Texto retirado do livro "O livro do Puer" de James Hillman.
A função específica da psique, a subjetividade que experimenta e grava padronizando as experiências historicamente, que torna a história possível e é seu a priori, foi chamada de Clio. E Clio, como a primeira filha, tem relação especial com a mãe das musas, a lembrança. [...] O nome Clio significa glória, honra, celebração e é ela quem melhor lembra as ações dos heróis. Seu interesse não está nas notícias diárias da história de caso do mundo, ou aquilo que Mircea Eliade chamou de "tempo profano". Em vez disso seu interesse está naqueles momentos nucleares únicos, momentos heróicos através dos quais o arquétipo no centro da alma é revelado redimindo eventos da cegueira dos meros fatos. Assim como nós, indivíduos, estamos atados aos fatos e nossas histórias de caso pessoais por aquilo que lembramos de nossas vidas pessoais, também nossa cultura está viciada na história do tempo profano. Um vício exige cada vez mais, cada vez mais rápido. Muito de nossa inventividade serve meramente para fazer, reunir e reproduzir eventos. [...] Precisamos de mais "informação", temos menos tempo a perder. Alcançamos até uma "história instantânea", que Arthur Schlesinger defende chamando "História Contemporânea", onde tudo aquilo que acontece a todos no cenário público deve ser registrado e aquilo que é registrado deve ser publicado - e rápido. As profanas chroniques scandaleuses - as "profanidades" - dos heróis substituem a glória de Clio.
Na prática analítica aprendemos que uma compreensão arquetípica dos eventos pode curar a fascinação compulsiva com nossa história de caso. Os fatos não mudam, mas sua ordem recebe outra dimensão através de outro mito. Eles são experimentados diferentemente; ganham outro sentido porque são contados através de outro conto. [...] Portanto, a redenção do vício na história profana pode vir da mesma forma. Essa forma demonstraria outra organização arquetípica dos eventos pelos quais sofremos.
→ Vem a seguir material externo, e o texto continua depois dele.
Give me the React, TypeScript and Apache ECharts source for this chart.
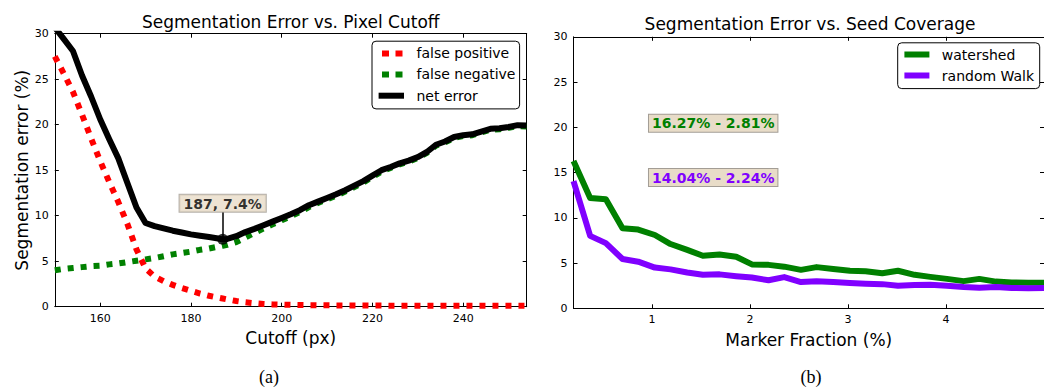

Porém essa reorganização requer primeiro a mudança na própria memória, de maneira que a cada dia perguntemos não "o que aconteceu?", mas "o que aconteceu para a alma?". Para essa maneira de lembrar os eventos, a memória necessitaria retornar à sua reminiscência de idéias primordiais, à sua associação primordial com as raízes metafóricas da experiência humana. A memória assim transformada registraria primeiro as experiências da alma e apenas secundariamente os acidentes dos eventos. Ou, melhor dizendo, poderia tomar os eventos psicologicamente, ritualmente, não mais apenas sua vítima. Através dessa cura da memória, a própria Clio poderia ser libertada de sua fascinação com a história de caso do mundo e assim ser restaurada ao seu papel de registradora e celebrante daquilo que tem significado. [...]
Essa compreensão arquetípica poderia regenerar a história no sentido de revertê-la ou limpá-la. Tal tarefa é imensamente difícil, exigindo aquela intensidade heróica que Clio celebra. Por essa razão, o trabalho analítico nos níveis coletivos da alma é tão "heróico". Mudanças psicológicas - mudanças de atitude, mudanças de personalidade, aquelas fundamentais lustrações da alma - são também regenerações da história. Transformar as atitudes de minha família ao desnudar padrões nas emaranhadas raízes ancestrais não é meramente problema analítico pessoal. É passo histórico rumo a libertar uma geração do padrão coletivo. Ao modificar esse padrão coletivo, há mudança na própria história. E cada um, qualquer um que abre uma clareira no seu pedaço de floresta do passado é o herói que redime o tempo e o bode expiatório que, ao tomar para si os pecados, desfaz o tempo. Portanto, somos nós os fiéis da balança na transição histórica, e aquilo que fazemos em nossas vidas psicológicas tem importância histórica, não apenas no plano interno da salvação da alma individual com relação à história. Mas, é a maneira na qual a própria história, enquanto aquilo que acontece coletivamente fora de nós, pode ser lavada e curada.